# Dataset extract:

━━━━━━

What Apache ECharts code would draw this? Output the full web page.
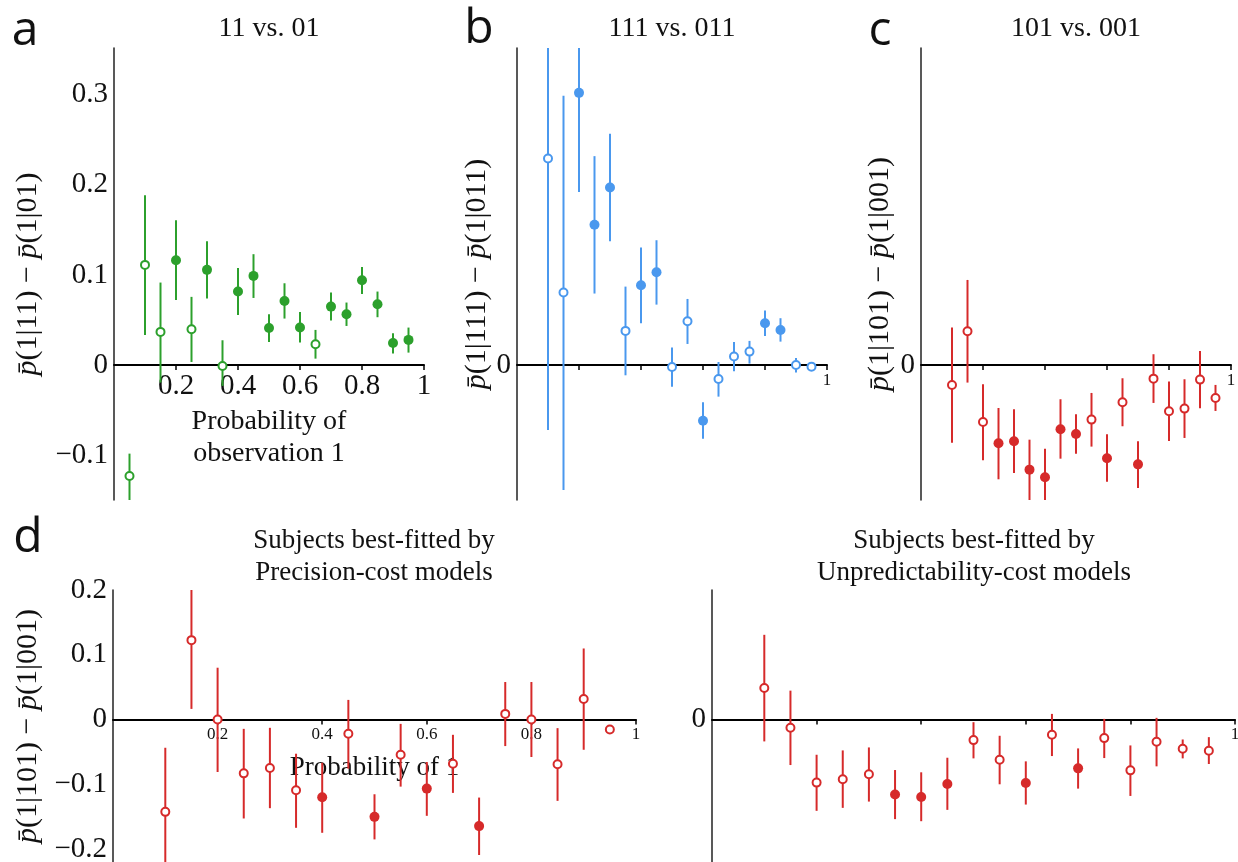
<!DOCTYPE html>
<html><head><meta charset="utf-8">
<script src="https://cdn.jsdelivr.net/npm/echarts@6/dist/echarts.min.js"></script>
<style>html,body{margin:0;padding:0;background:#fff}#c{width:1238px;height:862px}</style>
</head><body><div id="c"></div><script>
// ---------- data ----------
const aX      = [0.05,0.1,0.15,0.2,0.25,0.3,0.35,0.4,0.45,0.5,0.55,0.6,0.65,0.7,0.75,0.8,0.85,0.9,0.95];
const aMean   = [-0.1233,0.1111,0.0367,0.1163,0.0396,0.1056,-0.0011,0.0815,0.0989,0.0411,0.0711,0.0415,0.023,0.0648,0.0563,0.0941,0.0674,0.0244,0.0278];
const aLow    = [-0.17,0.0333,-0.0196,0.0722,0.0033,0.0737,-0.0233,0.0556,0.0744,0.0256,0.0515,0.0248,0.007,0.0493,0.0433,0.0789,0.053,0.0126,0.0137];
const aHigh   = [-0.0985,0.1885,0.0915,0.1607,0.0756,0.1374,0.0274,0.1078,0.123,0.0563,0.0907,0.0589,0.0389,0.0804,0.0693,0.1089,0.0815,0.0352,0.0415];
const aFilled = [0,0,0,1,0,1,0,1,1,1,1,1,0,1,1,1,1,1,1];

const bX      = [0.1,0.15,0.2,0.25,0.3,0.35,0.4,0.45,0.5,0.55,0.6,0.65,0.7,0.75,0.8,0.85,0.9,0.95];
const bMean   = [0.2293,0.0804,0.3022,0.1556,0.197,0.0378,0.0885,0.103,-0.0022,0.0485,-0.0619,-0.0156,0.0093,0.0148,0.0463,0.0389,0,-0.0019];
const bLow    = [-0.0722,-0.1389,0.1922,0.0793,0.1374,-0.0115,0.0463,0.067,-0.0241,0.0233,-0.0819,-0.0352,-0.007,0.0015,0.0322,0.0259,-0.0085,-0.0056];
const bHigh   = [0.40,0.2989,0.40,0.2319,0.2567,0.087,0.1304,0.1385,0.0193,0.0733,-0.0415,0.0033,0.0256,0.0267,0.0604,0.0519,0.0078,0.0019];
const bFilled = [0,0,1,1,1,0,1,1,0,0,1,0,0,0,1,1,0,0];

const cX      = [0.1,0.15,0.2,0.25,0.3,0.35,0.4,0.45,0.5,0.55,0.6,0.65,0.7,0.75,0.8,0.85,0.9,0.95];
const cMean   = [-0.0222,0.0374,-0.0633,-0.087,-0.0848,-0.1163,-0.1248,-0.0715,-0.0767,-0.0607,-0.1037,-0.0415,-0.1104,-0.0152,-0.0515,-0.0485,-0.0163,-0.0367];
const cLow    = [-0.0863,-0.0196,-0.1059,-0.127,-0.12,-0.17,-0.17,-0.1041,-0.0985,-0.0907,-0.1296,-0.0681,-0.1367,-0.0422,-0.0844,-0.0811,-0.0481,-0.0511];
const cHigh   = [0.0415,0.0944,-0.0215,-0.0478,-0.0493,-0.083,-0.093,-0.0381,-0.0548,-0.0311,-0.077,-0.0148,-0.0848,0.0119,-0.0185,-0.0159,0.0156,-0.0222];
const cFilled = [0,0,0,1,1,1,1,1,1,0,1,0,1,0,0,0,0,0];

const dpX      = [0.1,0.15,0.2,0.25,0.3,0.35,0.4,0.45,0.5,0.55,0.6,0.65,0.7,0.75,0.8,0.85,0.9,0.95];
const dpMean   = [-0.1426,0.1226,0,-0.0831,-0.0749,-0.1092,-0.12,-0.0221,-0.1503,-0.0544,-0.1067,-0.0682,-0.1646,0.0087,0,-0.0692,0.0318,-0.0154];
const dpLow    = [-0.25,0.0164,-0.081,-0.1528,-0.1369,-0.1672,-0.1749,-0.0759,-0.1851,-0.1036,-0.1487,-0.1133,-0.2092,-0.041,-0.0579,-0.1256,-0.0467,-0.0185];
const dpHigh   = [-0.0436,0.20,0.08,-0.0144,-0.0128,-0.0528,-0.0667,0.0303,-0.1154,-0.0067,-0.0656,-0.0236,-0.1205,0.0579,0.0579,-0.0133,0.1097,-0.0125];
const dpFilled = [0,0,0,0,0,0,1,0,1,0,1,0,1,0,0,0,0,0];

const duX      = [0.1,0.15,0.2,0.25,0.3,0.35,0.4,0.45,0.5,0.55,0.6,0.65,0.7,0.75,0.8,0.85,0.9,0.95];
const duMean   = [0.0487,-0.0128,-0.0974,-0.0923,-0.0846,-0.1159,-0.1195,-0.0995,-0.0318,-0.062,-0.098,-0.0236,-0.0754,-0.0287,-0.0785,-0.0344,-0.0451,-0.0482];
const duLow    = [-0.0338,-0.0703,-0.141,-0.1364,-0.1267,-0.1538,-0.157,-0.1395,-0.06,-0.1,-0.1313,-0.0564,-0.1067,-0.0595,-0.118,-0.0723,-0.06,-0.0687];
const duHigh   = [0.1308,0.0446,-0.0544,-0.0477,-0.0431,-0.078,-0.0815,-0.059,-0.0041,-0.0251,-0.0646,0.0087,-0.0446,0.001,-0.04,0.0026,-0.0308,-0.0272];
const duFilled = [0,0,0,0,0,1,1,1,0,0,1,0,1,0,0,0,0,0];

const xTicks = [0.2,0.4,0.6,0.8,1];
const aYLabels = [-0.1,0,0.1,0.2,0.3];
const dYLabels = [-0.2,-0.1,0,0.1,0.2];
const topRange = [-0.15, 0.352];
const botRange = [-0.22, 0.2];

// ---------- layout / styling ----------
const SERIF = "'Liberation Serif','DejaVu Serif',serif";
const SANS = "'Open Sans','Noto Sans',sans-serif";
const GREEN = '#2ca02c', BLUE = '#4a98ee', RED = '#d62a2a';
const grids = [
  {left:114, top:48, width:310, height:452},
  {left:517, top:48, width:310, height:452},
  {left:921, top:48, width:310, height:452},
  {left:113, top:590, width:523, height:272},
  {left:712, top:590, width:523, height:272}
];
const ranges = [topRange, topRange, topRange, botRange, botRange];

function fmt(v){ const r = Math.round(v*10)/10; const s = String(Math.abs(r)); return r < 0 ? '\u2212' + s : s; }
function yName(a,b){ return '{i|p\u0304}(1|'+a+') \u2212 {i|p\u0304}(1|'+b+')'; }

const nameStyle = {fontFamily:SERIF, fontSize:30, color:'#111',
  rich:{i:{fontFamily:SERIF, fontSize:30, fontStyle:'italic', color:'#111'}}};

// the x axis is drawn where y = 0 inside each grid
function zeroOffset(g){
  const r = ranges[g];
  return -grids[g].height * (0 - r[0]) / (r[1] - r[0]);
}
function mkX(g, labelVals, labelSize, name, nameGap, nameSize){
  return {type:'value', gridIndex:g, min:0, max:1, position:'bottom', offset:zeroOffset(g),
    axisLine:{show:true, onZero:false, lineStyle:{color:'#000', width:2}},
    axisTick:{show:true, customValues:xTicks, length:5, lineStyle:{color:'#000', width:1.5}},
    axisLabel:{show:true, customValues:labelVals, fontFamily:SERIF, fontSize:labelSize, color:'#111', margin:7, formatter:fmt},
    splitLine:{show:false},
    name:name || '', nameLocation:'middle', nameGap:nameGap || 0,
    nameTextStyle:{fontFamily:SERIF, fontSize:nameSize || 28, color:'#111', lineHeight:32}};
}
function mkY(g, labelVals, name, nameGap){
  return {type:'value', gridIndex:g, min:ranges[g][0], max:ranges[g][1],
    axisLine:{show:true, onZero:false, lineStyle:{color:'#222', width:1.5}},
    axisTick:{show:false},
    axisLabel:{show:true, customValues:labelVals, fontFamily:SERIF, fontSize:29, color:'#111', margin:6, formatter:fmt},
    splitLine:{show:false},
    name:name || '', nameLocation:'middle', nameGap:nameGap || 0, nameRotate:90, nameTextStyle:nameStyle};
}

function panel(g, xs, mean, lo, hi, filled, color){
  const err = xs.map((x,i)=>[x, lo[i], hi[i]]);
  const f = [], o = [];
  xs.forEach((x,i)=> (filled[i] ? f : o).push([x, mean[i]]));
  return [
    {type:'custom', xAxisIndex:g, yAxisIndex:g, data:err, silent:true, z:2,
      renderItem:function(params, api){
        const cs = params.coordSys;
        const x = api.value(0);
        const p1 = api.coord([x, api.value(1)]), p2 = api.coord([x, api.value(2)]);
        const cl = y => Math.max(cs.y, Math.min(cs.y + cs.height, y));
        return {type:'line', shape:{x1:p1[0], y1:cl(p1[1]), x2:p2[0], y2:cl(p2[1])},
          style:{stroke:color, lineWidth:2}};
      }},
    {type:'scatter', xAxisIndex:g, yAxisIndex:g, data:f, symbolSize:10, z:3,
      itemStyle:{color:color, opacity:1}},
    {type:'scatter', xAxisIndex:g, yAxisIndex:g, data:o, symbolSize:8, z:4,
      itemStyle:{color:'#fff', borderColor:color, borderWidth:2, opacity:1}}
  ];
}

function txt(x, y, text, font, lh){
  const st = {text:text, font:font, fill:'#111', textAlign:'center', textVerticalAlign:'middle'};
  if (lh) st.lineHeight = lh;
  return {type:'text', x:x, y:y, silent:true, style:st};
}

const chart = echarts.init(document.getElementById('c'), null, {renderer:'canvas'});
chart.setOption({
  animation:false,
  backgroundColor:'#fff',
  grid: grids.map(g => Object.assign({containLabel:false, outerBoundsMode:'none'}, g)),
  xAxis:[
    mkX(0, xTicks, 29, 'Probability of\nobservation 1', 39, 28),
    mkX(1, [1], 17),
    mkX(2, [1], 17),
    mkX(3, xTicks, 17, 'Probability of 1', 32, 27),
    mkX(4, [1], 17)
  ],
  yAxis:[
    mkY(0, aYLabels, yName('11','01'), 71),
    mkY(1, [0], yName('111','011'), 25),
    mkY(2, [0], yName('101','001'), 26),
    mkY(3, dYLabels, yName('101','001'), 70),
    mkY(4, [0], '', 0)
  ],
  graphic:[
    txt(25, 31, 'a', '500 48px ' + SANS),
    txt(479, 29, 'b', '500 48px ' + SANS),
    txt(880, 31, 'c', '500 48px ' + SANS),
    txt(28, 538, 'd', '500 48px ' + SANS),
    txt(269, 29, '11 vs. 01', '28px ' + SERIF),
    txt(672, 29, '111 vs. 011', '28px ' + SERIF),
    txt(1076, 29, '101 vs. 001', '28px ' + SERIF),
    txt(374, 557, 'Subjects best-fitted by\nPrecision-cost models', '27px ' + SERIF, 32),
    txt(974, 557, 'Subjects best-fitted by\nUnpredictability-cost models', '27px ' + SERIF, 32)
  ],
  series:[].concat(
    panel(0, aX, aMean, aLow, aHigh, aFilled, GREEN),
    panel(1, bX, bMean, bLow, bHigh, bFilled, BLUE),
    panel(2, cX, cMean, cLow, cHigh, cFilled, RED),
    panel(3, dpX, dpMean, dpLow, dpHigh, dpFilled, RED),
    panel(4, duX, duMean, duLow, duHigh, duFilled, RED)
  )
});
</script></body></html>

━━━━━━

# Set problem:
Skip the pictures, please, and transcribe only the lines from the beginning of the material through the one that contains "const bFilled = [0,0,1,1,1,0,1,1,0,0,1,0,0,0,1,1,0,0];".

# In response:
What Apache ECharts code would draw this? Output the full web page.
<!DOCTYPE html>
<html><head><meta charset="utf-8">
<script src="https://cdn.jsdelivr.net/npm/echarts@6/dist/echarts.min.js"></script>
<style>html,body{margin:0;padding:0;background:#fff}#c{width:1238px;height:862px}</style>
</head><body><div id="c"></div><script>
// ---------- data ----------
const aX      = [0.05,0.1,0.15,0.2,0.25,0.3,0.35,0.4,0.45,0.5,0.55,0.6,0.65,0.7,0.75,0.8,0.85,0.9,0.95];
const aMean   = [-0.1233,0.1111,0.0367,0.1163,0.0396,0.1056,-0.0011,0.0815,0.0989,0.0411,0.0711,0.0415,0.023,0.0648,0.0563,0.0941,0.0674,0.0244,0.0278];
const aLow    = [-0.17,0.0333,-0.0196,0.0722,0.0033,0.0737,-0.0233,0.0556,0.0744,0.0256,0.0515,0.0248,0.007,0.0493,0.0433,0.0789,0.053,0.0126,0.0137];
const aHigh   = [-0.0985,0.1885,0.0915,0.1607,0.0756,0.1374,0.0274,0.1078,0.123,0.0563,0.0907,0.0589,0.0389,0.0804,0.0693,0.1089,0.0815,0.0352,0.0415];
const aFilled = [0,0,0,1,0,1,0,1,1,1,1,1,0,1,1,1,1,1,1];

const bX      = [0.1,0.15,0.2,0.25,0.3,0.35,0.4,0.45,0.5,0.55,0.6,0.65,0.7,0.75,0.8,0.85,0.9,0.95];
const bMean   = [0.2293,0.0804,0.3022,0.1556,0.197,0.0378,0.0885,0.103,-0.0022,0.0485,-0.0619,-0.0156,0.0093,0.0148,0.0463,0.0389,0,-0.0019];
const bLow    = [-0.0722,-0.1389,0.1922,0.0793,0.1374,-0.0115,0.0463,0.067,-0.0241,0.0233,-0.0819,-0.0352,-0.007,0.0015,0.0322,0.0259,-0.0085,-0.0056];
const bHigh   = [0.40,0.2989,0.40,0.2319,0.2567,0.087,0.1304,0.1385,0.0193,0.0733,-0.0415,0.0033,0.0256,0.0267,0.0604,0.0519,0.0078,0.0019];
const bFilled = [0,0,1,1,1,0,1,1,0,0,1,0,0,0,1,1,0,0];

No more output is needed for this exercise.